Long Fieldays tradition continues
This year’s 50th Fieldays is going to be a special occasion for former Otorohanga dairy farmer Bill Johnson.
Johnson had attended Fieldays every year since it kicked off half a century ago.
This year he will be its guest of honour at the flag-raising ceremony, to officially open the event at Mystery Creek near Cambridge, on June 13.
Johnson moved to Southland in 2008 but remained a longstanding supporter of the event.
He said it was never his intention to attend them all, it just became a tradition.
He had seen a lot of change in the 50 years and while the event had grown, he believed the core purpose of Fieldays remained the same.
It’s what keeps him coming back to Mystery Creek.
‘‘New ideas and inventions can come and go at times, but the core of farming is still there.’’
His name became known to Fieldays administrators when his niece responded to a social media request for stories from dedicated Fieldays attendees.
He noted some changes since he attended the first New Zealand Agricultural Fieldays in 1969, or the Town and Country Fair as it was then known.
First on the list was the timing and then the weather. Formerly Fieldays was held during summer before it was moved to June.
‘‘A bit of rain would mean about six inches of mud and cars sliding all over the place trying to get out,’’ Johnson said.
‘‘No worries about the weather now. These days, you can get around Fieldays in your good shoes.
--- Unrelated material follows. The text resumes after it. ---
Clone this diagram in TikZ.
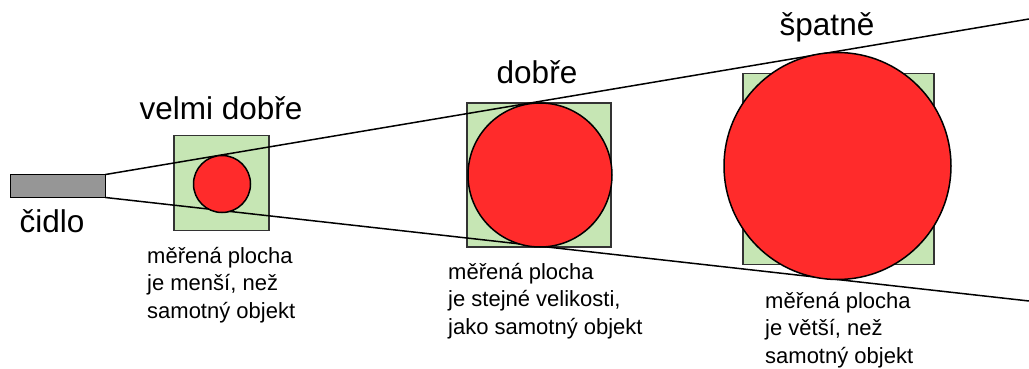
\documentclass[tikz,border=0pt]{standalone}
\usepackage{fontspec}
\setmainfont{Liberation Sans}
\definecolor{areagreen}{HTML}{C6E6B4}
\definecolor{objred}{HTML}{FF2B2B}
\definecolor{sensorgray}{HTML}{969696}
\definecolor{edgegray}{HTML}{333333}
\tikzset{
  bigtext/.style={font=\fontsize{31.5}{36}\selectfont, inner sep=0pt, anchor=base},
  smalltext/.style={font=\fontsize{22}{27.5}\selectfont, inner sep=0pt, anchor=base west, align=left},
  areabox/.style={draw=edgegray, fill=areagreen, line width=1.5pt, inner sep=0pt, outer sep=0pt, minimum width=#1, minimum height=#1},
  objcircle/.style={circle, draw=black, fill=objred, line width=1.5pt, inner sep=0pt, outer sep=0pt, minimum size=#1},
  beam/.style={draw=black, line width=1.5pt}
}
\begin{document}
\begin{tikzpicture}[x=1pt,y=-1pt]
\useasboundingbox (0,0) rectangle (1029,369);
% sensor
\node[draw=black, fill=sensorgray, line width=1.5pt, inner sep=0pt, outer sep=0pt,
      minimum width=95pt, minimum height=23pt] (sensor) at (58,186) {};
\node[bigtext] (cidlo) at (52,232) {čidlo};
% boxes
\node[areabox=95pt] (box1) at (221.5,183) {};
\node[areabox=144pt] (box2) at (539,175) {};
\node[areabox=191pt] (box3) at (838.5,169) {};
% beam
\coordinate (endtop) at (1029,19);
\coordinate (endbot) at (1029,301);
\draw[beam] (sensor.north east) -- (endtop);
\draw[beam] (sensor.south east) -- (endbot);
% objects
\node[objcircle=57pt] (obj1) at (222,184) {};
\node[objcircle=144pt] (obj2) at (540,175) {};
\node[objcircle=227pt] (obj3) at (837.5,166) {};
% headings
\node[bigtext] (h1) at (221,120) {velmi dobře};
\node[bigtext] (h2) at (537,84) {dobře};
\node[bigtext] (h3) at (827,36) {špatně};
% descriptions (anchor = baseline of last line)
\node[smalltext] (d1) at (147,318) {měřená plocha\\je menší, než\\samotný objekt};
\node[smalltext] (d2) at (448,334) {měřená plocha\\je stejné velikosti,\\jako samotný objekt};
\node[smalltext] (d3) at (765,363) {měřená plocha\\je větší, než\\samotný objekt};
\end{tikzpicture}
\end{document}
‘‘Back then it took around about three hours now it’s more like three days.’’
Johnson said it was great to see the advancement in new farm machinery over the years.
‘‘In the early days, tractors were a lot smaller. Over the years, they’ve become more like tree toppers.’’
Fieldays starts at Mystery Creek from June 13.
Former Waikato farmer Bill Johnson is looking forward to attending his 50th Fieldays event.